How to avoid: Add schema validation to your event pipeline. Every event the automation depends on must validate against an expected schema and alert on missing required fields. Engineering should not be able to ship a schema change without someone owning the impact on this automation.
05

The sequence keeps running after a customer churns

Customer cancels their subscription on day 12. They're still mid-sequence. They get the day-14 'how's your activation going?' email. They get the day-21 best-practices email. By the time someone notices, the customer has received four onboarding emails after canceling. Looks unprofessional and burns goodwill.

How to avoid: Add a global suppression check on every send: 'is the customer still active?' before firing any email in the sequence. Same logic for trial expiration, account deletion, payment failure. One subscription-status check at the top of every node prevents this entire class of bug.
DIY VS HIRE

Build it yourself, or get help.

This isn't a one-weekend project. It's also not a six-figure consulting engagement. The real question is whether you have one full-time builder you can dedicate for 4–8 weeks, plus a CSM who can validate the work as it ships.

DO IT YOURSELF

Build it yourself

If you have an in-house ops/RevOps person and a clear activation event.

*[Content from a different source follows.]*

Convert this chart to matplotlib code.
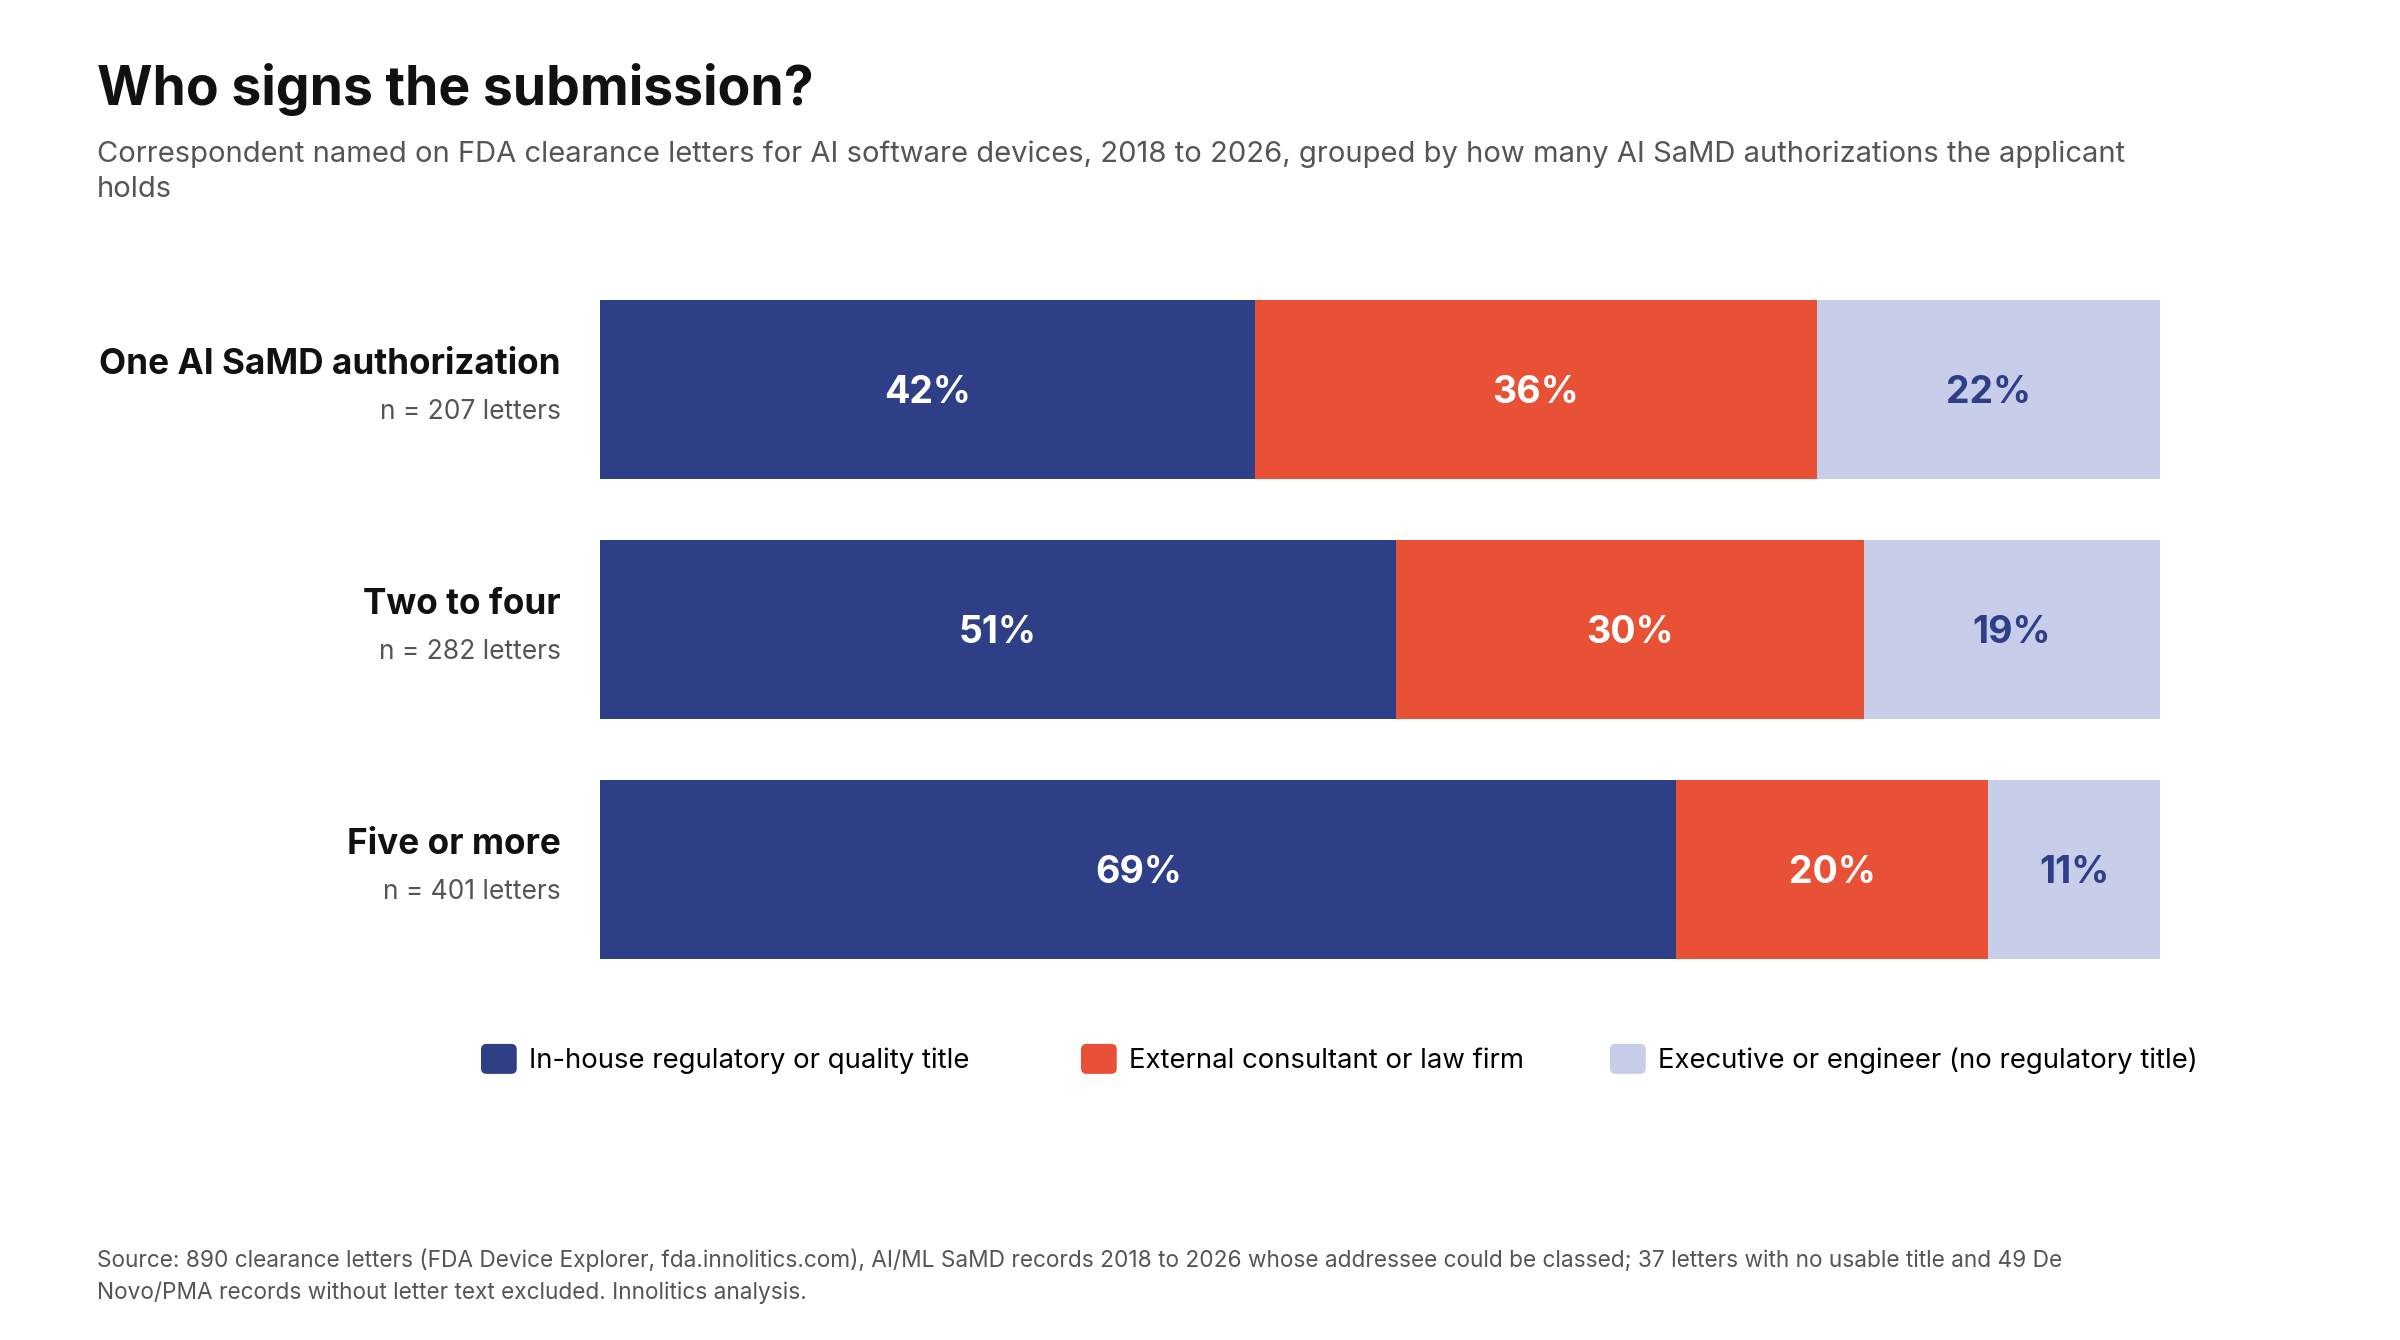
import matplotlib
matplotlib.use("Agg")
import matplotlib.pyplot as plt
from matplotlib.patches import Patch, FancyBboxPatch
from matplotlib.legend_handler import HandlerPatch

plt.rcParams['font.family'] = ['Inter', 'DejaVu Sans']

groups = ['One AI SaMD authorization', 'Two to four', 'Five or more']
counts = ['n = 207 letters', 'n = 282 letters', 'n = 401 letters']
series = ['In-house regulatory or quality title', 'External consultant or law firm',
          'Executive or engineer (no regulatory title)']
inhouse = [42, 51, 69]
external = [36, 30, 20]
executive = [22, 19, 11]

colors = ['#2E3F87', '#E85136', '#C8CEEA']
text_colors = ['white', 'white', '#2E3F87']

W, H = 2400, 1340
def fx(px):
    return px / W
def fy(py):
    return 1 - py / H

fig = plt.figure(figsize=(24, 13.4), dpi=100)
ax = fig.add_axes([fx(600), fy(959), fx(2160) - fx(600), fy(300) - fy(959)])

ypos = list(range(len(groups)))
left = [0] * len(groups)
for vals, c, tc, name in zip([inhouse, external, executive], colors, text_colors, series):
    ax.barh(ypos, vals, left=left, height=0.747, color=c, label=name)
    for y, v, l in zip(ypos, vals, left):
        ax.annotate(f'{v}%', xy=(l + v / 2, y), xytext=(0, -2.5), textcoords='offset points',
                    ha='center', va='center', color=tc, fontsize=27, fontweight='bold')
    left = [l + v for l, v in zip(left, vals)]

ax.set_xlim(0, 100)
ax.set_ylim(len(groups) - 1 + 0.373, -0.373)
ax.axis('off')

for y, g, n in zip(ypos, groups, counts):
    ax.annotate(g, xy=(0, y), xycoords='data', xytext=(-28, 6), textcoords='offset points',
                ha='right', va='bottom', fontsize=25.3, fontweight='bold', color='#111111')
    ax.annotate(n, xy=(0, y), xycoords='data', xytext=(-28, -7), textcoords='offset points',
                ha='right', va='top', fontsize=19, color='#555555')

fig.text(fx(97), fy(89), 'Who signs the submission?', fontsize=38.5, fontweight='bold',
         color='#111111', va='center', ha='left')
fig.text(fx(97), fy(140), 'Correspondent named on FDA clearance letters for AI software devices, 2018 to 2026, '
         'grouped by how many AI SaMD authorizations the applicant\nholds',
         fontsize=21, color='#555555', va='top', ha='left', linespacing=1.415)
fig.text(fx(97), fy(1249), 'Source: 890 clearance letters (FDA Device Explorer, fda.innolitics.com), AI/ML SaMD '
         'records 2018 to 2026 whose addressee could be classed; 37 letters with no usable title and 49 De\n'
         'Novo/PMA records without letter text excluded. Innolitics analysis.',
         fontsize=16.3, color='#555555', va='top', ha='left', linespacing=1.5)


class RoundHandler(HandlerPatch):
    def create_artists(self, legend, orig_handle, xdescent, ydescent, width, height, fontsize, trans):
        p = FancyBboxPatch((-xdescent, -ydescent), width, height,
                           boxstyle='round,pad=0,rounding_size=4',
                           facecolor=orig_handle.get_facecolor(), edgecolor='none', transform=trans)
        return [p]


legend_x = [481, 1081, 1610]
for c, s, lx in zip(colors, series, legend_x):
    h = Patch(facecolor=c, label=s)
    fig.legend(handles=[h], loc='center left', bbox_to_anchor=(fx(lx), fy(1059)),
               frameon=False, fontsize=19.8, handlelength=1.3, handleheight=1.3, handletextpad=0.45,
               borderpad=0, borderaxespad=0, handler_map={Patch: RoundHandler()})

fig.savefig('out.png', dpi=100, facecolor='white')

SKILL RevOps or technical marketer. Comfortable with Customer.io or Marketo, basic SQL or product event schema, and one workflow engine (Zapier/Make/n8n). API knowledge helpful, not required.
TIME 120–180 hours of build time over 4–8 calendar weeks, plus 4–6 hours per week of ongoing tuning for the first 90 days.
CASH COST $0 in services. Tooling adds $180–$1,400/mo. Plan for a one-time $4K–$8K in tool setup and onboarding services.
RISK Most teams underestimate the segmentation work and the event tracking audit. If your event data isn't clean, you'll spend two extra weeks on cleanup before you write any sequence logic. Budget for that.
HIRE A PARTNER

Hire a partner

If you don't have RevOps in-house or activation rate is the bottleneck on growth right now.

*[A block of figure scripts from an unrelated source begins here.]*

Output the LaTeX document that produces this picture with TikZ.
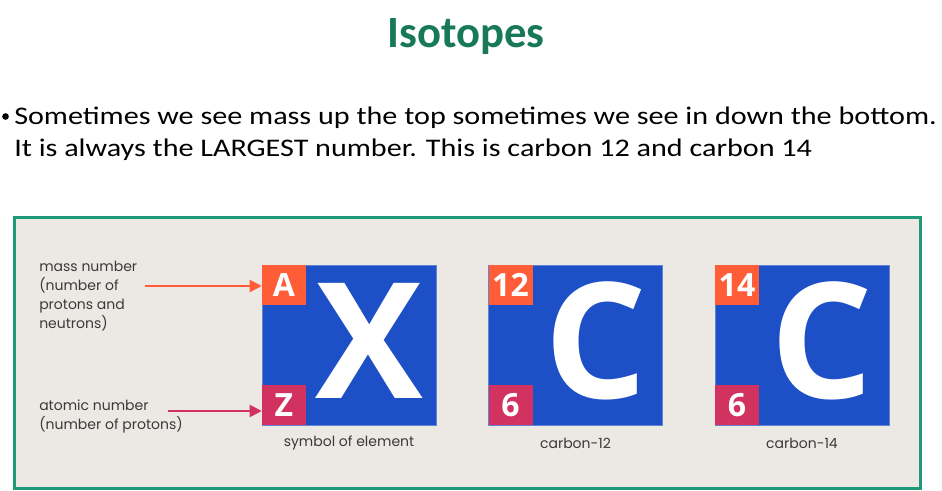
\documentclass[tikz,border=0pt]{standalone}
\usepackage{fontspec}
\setmainfont{Carlito}
\newfontfamily\labfont{Poppins}
\newfontfamily\symfont{Open Sans}
\usetikzlibrary{arrows.meta,positioning}
\definecolor{titlegreen}{HTML}{17785A}
\definecolor{framegreen}{HTML}{1E9A78}
\definecolor{panel}{HTML}{ECE9E4}
\definecolor{elblue}{HTML}{1D4FC6}
\definecolor{massred}{HTML}{FF5C38}
\definecolor{atomred}{HTML}{D2325F}
\definecolor{labgray}{HTML}{3A3A3A}
\tikzset{
  card/.style={fill=elblue, draw=elblue!70!white, line width=0.4pt, minimum width=130.5pt, minimum height=120pt, inner sep=0pt},
  masssq/.style={fill=massred, minimum width=33pt, minimum height=30pt, inner sep=0pt, text=white, font=\symfont\bfseries\fontsize{24}{24}\selectfont},
  atomsq/.style={masssq, fill=atomred},
  big/.style={text=white, inner sep=0pt, text depth=0pt, font=\symfont\bfseries\fontsize{121}{121}\selectfont},
  caption/.style={text=labgray, font=\labfont\fontsize{10.5}{12}\selectfont},
  side/.style={text=labgray, align=left, inner sep=0pt, font=\labfont\fontsize{10.5}{14.25}\selectfont},
  pointer/.style={line width=1.5pt, -{Triangle[length=9pt,width=9pt]}},
  slidetext/.style={anchor=base west, inner sep=0pt, font=\fontsize{19}{19}\selectfont},
}
\begin{document}
\begin{tikzpicture}[x=0.75pt,y=-0.75pt]
\useasboundingbox (0,0) rectangle (942,491);
% heading and bullet
\node[anchor=base, inner sep=0pt, text=titlegreen, font=\bfseries\fontsize{33.5}{33.5}\selectfont] (title) at (466,48) {Isotopes};
\node[circle, fill=black, inner sep=0pt, minimum size=5pt] (dot) at (5.5,116.5) {};
\node[slidetext] (line1) at (14,125) {\scalebox{1.19}[1]{Sometimes we see mass up the top sometimes we see in down the bottom.}};
\node[slidetext] (line2) at (14,157) {\scalebox{1.19}[1]{It is always the LARGEST number. This is carbon 12 and carbon 14}};
% panel
\draw[draw=framegreen, fill=panel, line width=2.25pt] (14,218) rectangle (920,488);
% element cards
\foreach \n/\x/\m/\z/\s/\t in {gen/349/A/Z/X/symbol of element, c12/575.5/12/6/C/carbon-12, c14/802/14/6/C/carbon-14}{
  \node[card] (\n) at (\x,345) {};
  \node[masssq, anchor=north west] (\n-m) at (\n.north west) {\m};
  \node[atomsq, anchor=south west] (\n-z) at (\n.south west) {\z};
  \node[big, anchor=base] (\n-s) at (\x+20,398) {\s};
  \node[caption] (\n-t) at (\x,443) {\t};
}
% side labels
\node[side, anchor=north west] (masslab) at (39,261) {mass number\\(number of\\protons and\\neutrons)};
\node[side, anchor=north west] (atomlab) at (39,400) {atomic number\\(number of protons)};
\coordinate (masstail) at (145,286);
\coordinate (atomtail) at (168,411);
\draw[pointer, draw=massred, fill=massred] (masstail) -- (masstail -| gen-m.west);
\draw[pointer, draw=atomred, fill=atomred] (atomtail) -- (atomtail -| gen-z.west);
\end{tikzpicture}
\end{document}
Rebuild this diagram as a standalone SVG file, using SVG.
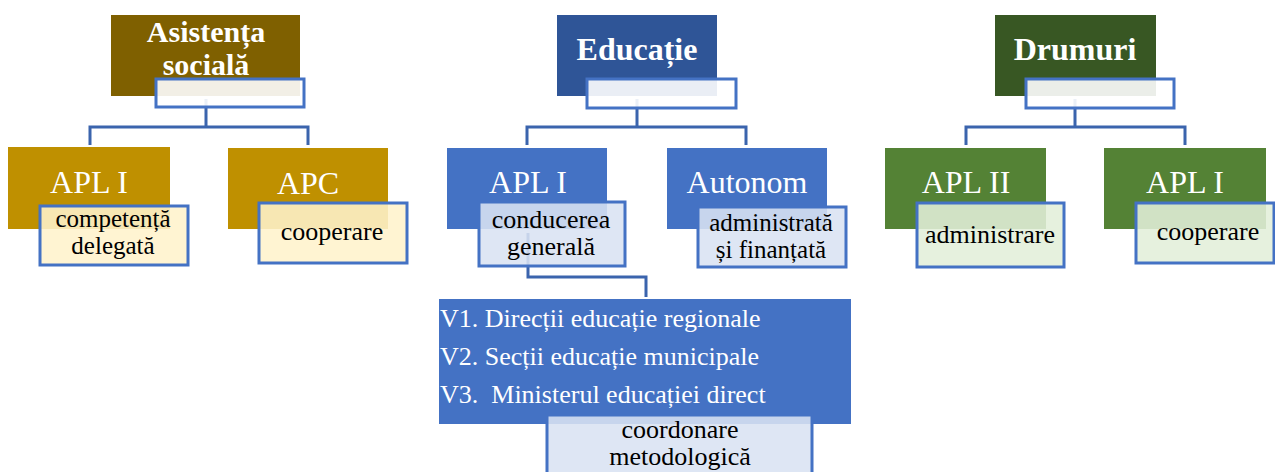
<svg xmlns="http://www.w3.org/2000/svg" width="1275" height="472" viewBox="0 0 1275 472">
<style>
text{font-family:"Liberation Serif","Times New Roman",serif;text-anchor:middle}
.t{font-size:32px;font-weight:bold;fill:#fff}
.l2{font-size:32px;fill:#fff}
.s{font-size:26px;fill:#000}
.s2{font-size:25px;fill:#000}
.v{font-size:26px;fill:#fff;text-anchor:start;white-space:pre}
.hdr{fill:#fff;fill-opacity:0.9;stroke:#4472c4;stroke-width:3}
.subY{fill:#fff2cc;fill-opacity:0.88;stroke:#4472c4;stroke-width:3}
.subB{fill:#dae3f3;fill-opacity:0.88;stroke:#4472c4;stroke-width:3}
.subG{fill:#e2efd9;fill-opacity:0.88;stroke:#4472c4;stroke-width:3}
.conn{fill:none;stroke:#3b64ad;stroke-width:3}
</style>
<g id="connectors">
<path class="conn" d="M206,99 V127 M90,145 V127 H308 V145"/>
<path class="conn" d="M637,99 V127 M527,145 V127 H746 V145"/>
<path class="conn" d="M1075,99 V127 M966,145 V127 H1185 V145"/>
<path class="conn" d="M528,233 V277 H646 V297"/>
</g>
<g id="asistenta">
<rect x="111" y="15" width="189" height="81" fill="#7f6000"/>
<rect class="hdr" x="156" y="79" width="148" height="28"/>
<text class="t" x="206" y="42" style="font-size:30px">Asistența</text>
<text class="t" x="206" y="75" style="font-size:30px">socială</text>
</g>
<g id="as-apl1">
<rect x="8" y="147" width="162" height="82" fill="#bf9000"/>
<text class="l2" x="89" y="193">APL I</text>
<rect class="subY" x="40" y="206" width="148" height="59"/>
<text class="s2" x="113" y="227">competență</text>
<text class="s2" x="113" y="254">delegată</text>
</g>
<g id="as-apc">
<rect x="228" y="148" width="160" height="81" fill="#bf9000"/>
<text class="l2" x="308" y="194">APC</text>
<rect class="subY" x="259" y="203" width="148" height="60"/>
<text class="s" x="332" y="240">cooperare</text>
</g>
<g id="educatie">
<rect x="557" y="15" width="160" height="81" fill="#2f5597"/>
<rect class="hdr" x="587" y="79" width="149" height="29"/>
<text class="t" x="637" y="60">Educație</text>
</g>
<g id="ed-apl1">
<rect x="447" y="148" width="160" height="81" fill="#4472c4"/>
<text class="l2" x="528" y="193">APL I</text>
<rect class="subB" x="479" y="202" width="146" height="64"/>
<text class="s" x="551" y="228">conducerea</text>
<text class="s" x="551" y="255">generală</text>
</g>
<g id="ed-autonom">
<rect x="667" y="148" width="160" height="81" fill="#4472c4"/>
<text class="l2" x="747" y="193">Autonom</text>
<rect class="subB" x="698" y="207" width="148" height="60"/>
<text class="s2" x="771" y="231">administrată</text>
<text class="s2" x="771" y="258">și finanțată</text>
</g>
<g id="ed-variante">
<rect x="439" y="299" width="412" height="125" fill="#4472c4"/>
<text class="v" x="440" y="327">V1. Direcții educație regionale</text>
<text class="v" x="440" y="365">V2. Secții educație municipale</text>
<text class="v" x="440" y="403">V3.  Ministerul educației direct</text>
<rect class="subB" x="547" y="415" width="265" height="70"/>
<text class="s" x="680" y="438">coordonare</text>
<text class="s" x="680" y="465">metodologică</text>
</g>
<g id="drumuri">
<rect x="995" y="15" width="161" height="81" fill="#385723"/>
<rect class="hdr" x="1026" y="79" width="148" height="29"/>
<text class="t" x="1075" y="60">Drumuri</text>
</g>
<g id="dr-apl2">
<rect x="885" y="148" width="161" height="81" fill="#548235"/>
<text class="l2" x="966" y="193">APL II</text>
<rect class="subG" x="917" y="203" width="147" height="64"/>
<text class="s" x="990" y="243">administrare</text>
</g>
<g id="dr-apl1">
<rect x="1104" y="148" width="162" height="81" fill="#548235"/>
<text class="l2" x="1185" y="193">APL I</text>
<rect class="subG" x="1136" y="203" width="138" height="60"/>
<text class="s" x="1208" y="240">cooperare</text>
</g>
</svg>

SCOPE Full design + build of the three-path automation with day-14 checkpoint and recovery loop, including event tracking audit, segmentation logic, and CSM workflow integration. Documentation handoff so your team can maintain it.
TIMELINE 5–7 weeks from contract signed to fully shipped, including a two-week stabilization period where the partner monitors the automation and tunes thresholds.
CASH COST $15K–$45K project cost, depending on complexity. Higher end if you have a custom CRM or non-standard event tracking. Excludes ongoing tool costs.
PAYBACK 3–6 months for most B2B SaaS doing 200+ signups/mo. Faster if your activation rate is currently below 40%.
BEFORE YOU REACH OUT

Want to get in touch with a partner to build this for you? Run the free audit first. It gives any partner the context they need on your business — your stack, your volume, your highest-leverage automation — so the first conversation is about scope, not discovery.

Run the free audit
Decision rule: If activation rate is your #1 constraint on growth right now, hire a partner — the speed-to-value matters more than the cost. If you have RevOps in-house and activation is a top-3 priority but not the only one, build it yourself. If you're doing under 100 signups/mo, do neither yet — do it manually and revisit at scale.